An attempt by India’s government to pass legislation reserving a third of all seats for women in parliament provoked uproar yesterday as opposition politicians forced repeated adjournments.
The government had been confident that the Women Reservation Bill, which has been stalled for 14 years, would gather the required votes to pass in the upper house yesterday after being presented on International Women’s Day.
The upper house was adjourned twice as politicians opposing the bill shouted down speakers and refused to allow the introduction of the proposed legislation and a scheduled debate. At one point lawmakers from the Samajwadi Party (SP) and the Rashtriya Janata Dal (RJD) rushed to the center of the house to tear up copies of the bill.
PHOTO: REUTERS
Meanwhile, hundreds of women gathered outside the building.
The ruling Congress party, its allies and the main opposition Bharatiya Janata Party (BJP) have pledged their support in public, but the SP, RJD and other socialist parties oppose it.
They argue that the law, which would reserve a third of seats for women in the parliament and state assemblies, would lead to a monopoly by upper-caste women at the expense of lower caste and religious minority Muslims.
“We are not anti-women but we want reservations for women hailing from minority and backward classes first,” Mulayam Singh Yadav, a leader of the pro-Muslim SP said outside parliament.
Attempts to pass the bill have been blocked by various political groups in the past who have demanded separate quotas for women from Muslim and low-caste communities.
Yadav said the bill was an attempt by the Congress and the BJP to appease the rich and the influential upper class.

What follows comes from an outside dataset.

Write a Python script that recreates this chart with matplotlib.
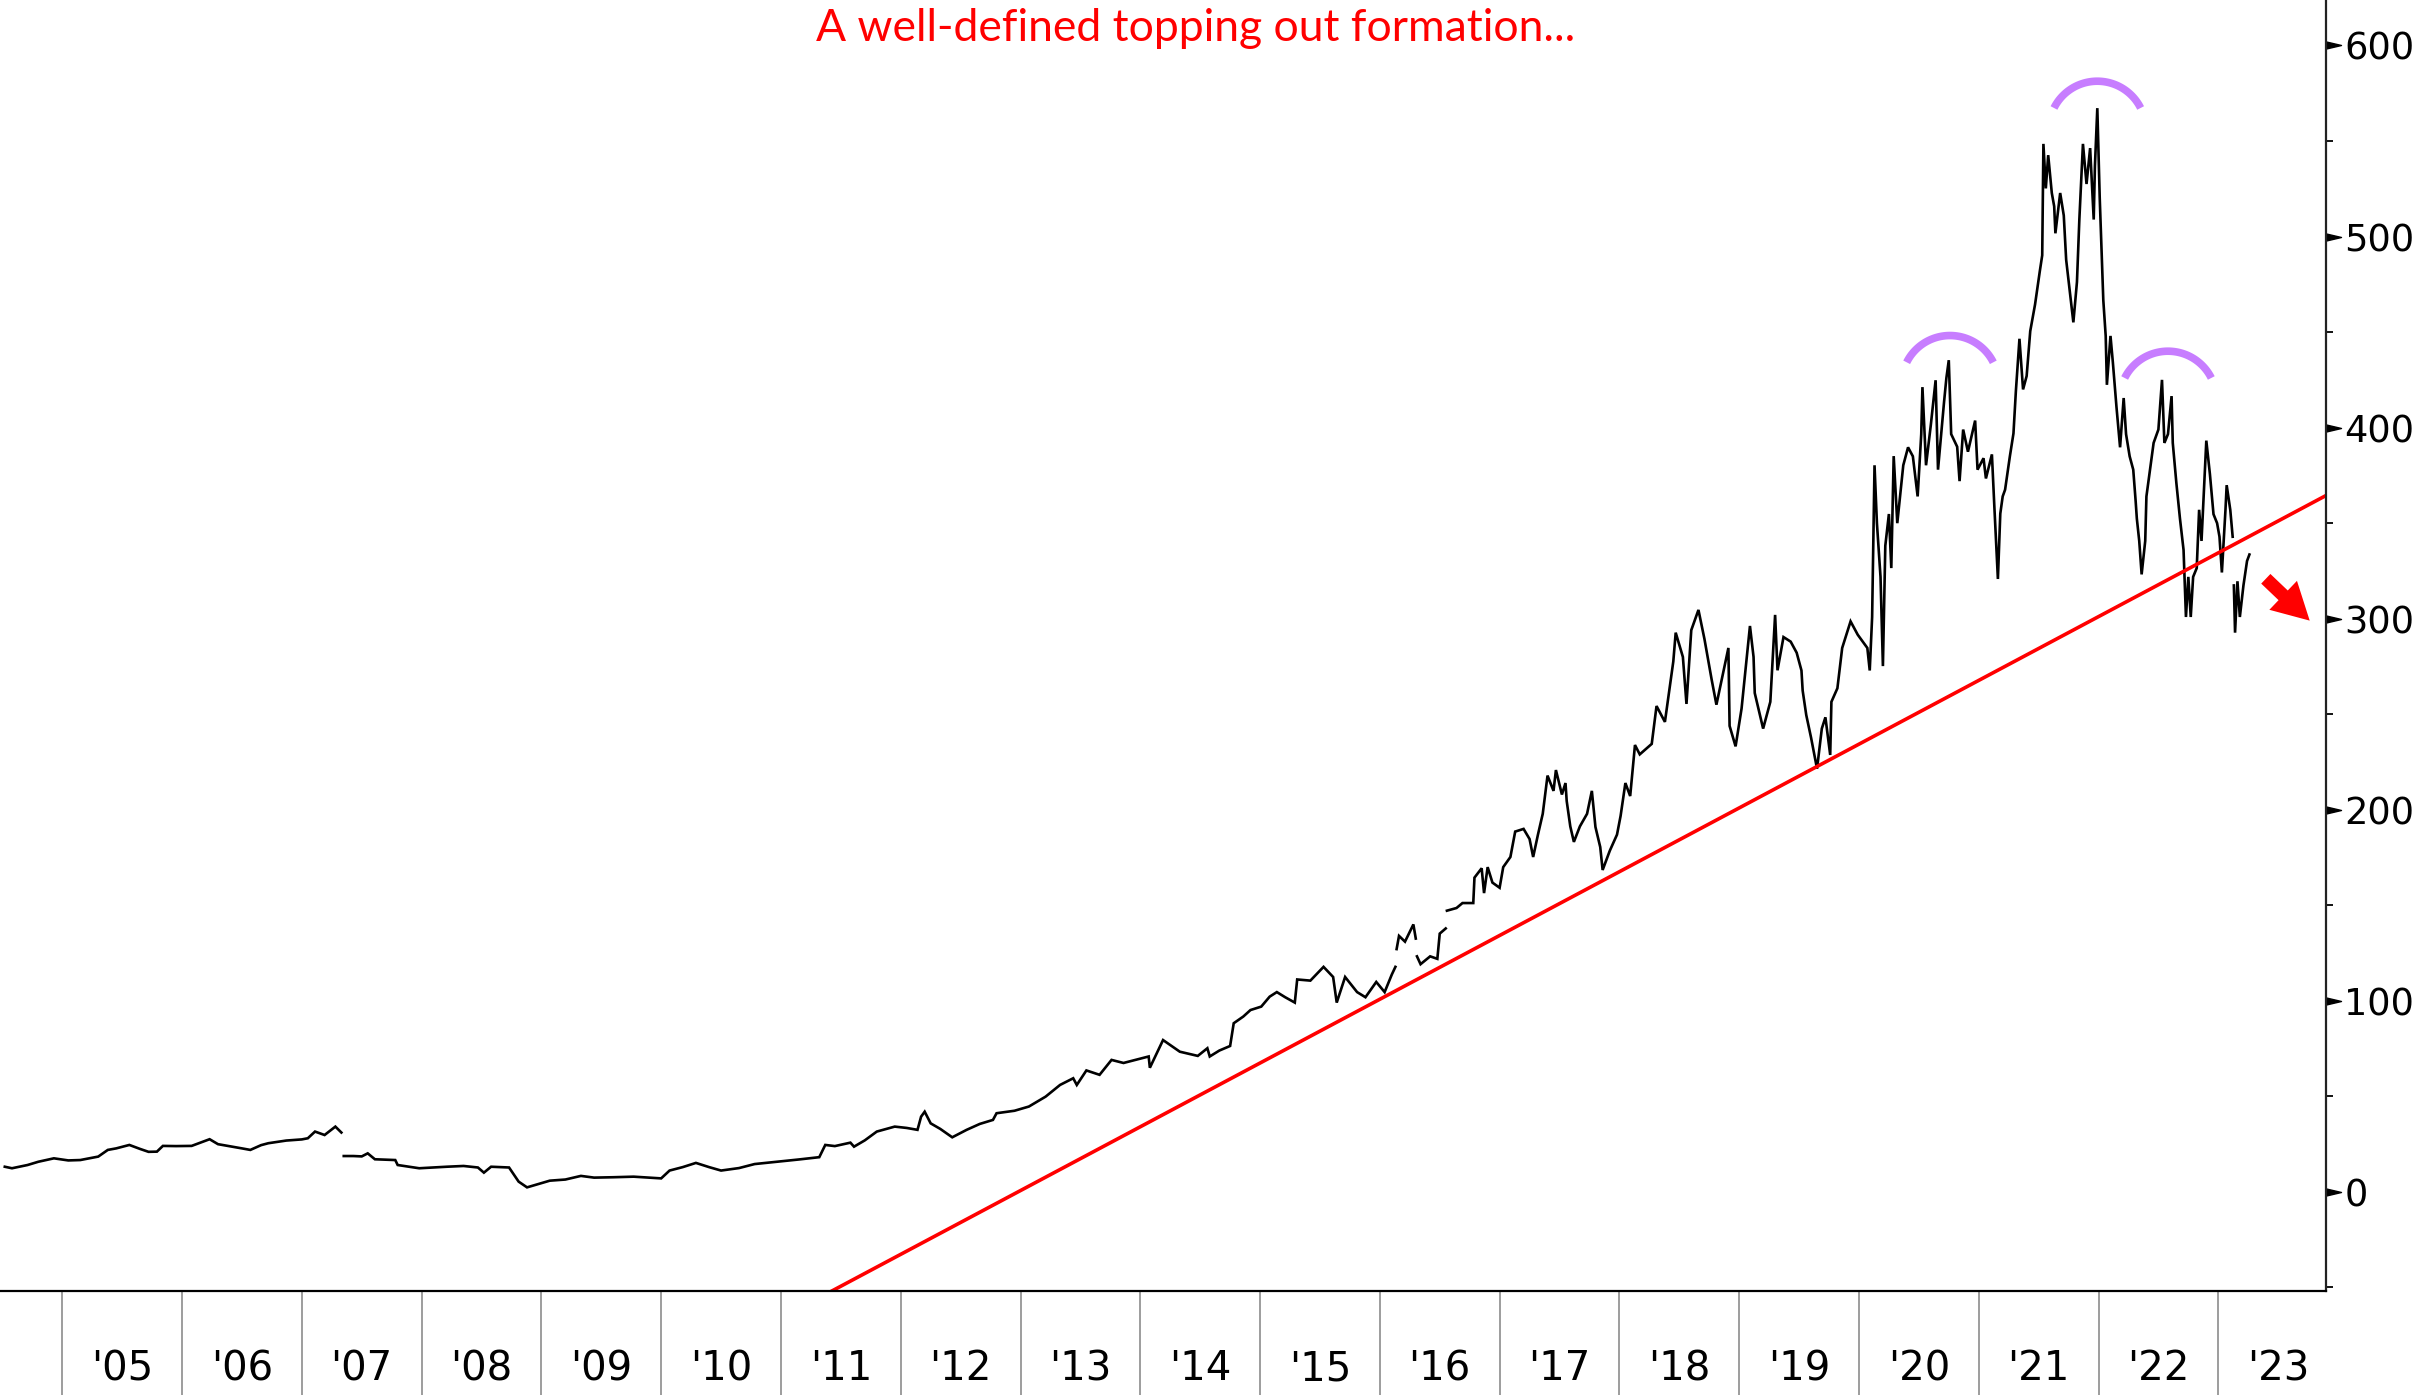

The controversial proposal to reserve 33 percent of seats would dramatically increase women’s membership in both houses of parliament where they now occupy about one in 10 seats. Because the bill involves a constitutional change, it needs the approval of two-thirds of legislators in the upper house after which it will go before the lower house where it also requires a two-thirds majority.
Women currently occupy 59 seats out of 545 in the lower house. There are just 21 women in the 248-seat upper house.
“Our government is committed towards women empowerment. We are moving towards one-third reservation for women in parliament and state legislatures,” Indian Prime Minister Manmohan Singh told a women’s leadership summit on Saturday.
Analysts said the government was testing the waters by introducing it in the upper house first instead of the lower house, where most proposed legislation is sent.
Some accused the government of playing politics by seeking to appease women by proposing the legislation but without having any realistic chance of it passing.
The SP and RJD later announced they were withdrawing their support for Congress to protest the bill, possibly weakening the government’s capacity to pass laws. They hold 26 seats in the 545-seat lower house.
“We will withdraw our support to the government and continue our protests against the bill,” said Lalu Prasad Yadav, the RJD leader.
The withdrawal gives the government less breathing room over key pending economic legislation.
The Congress party is already under fire over a slew of issues, including a fuel price hike announced in the budget last month.
“Certainly the party will be weakened for future legislation,” analyst Amulya Ganguli said “The government will need every vote it can.”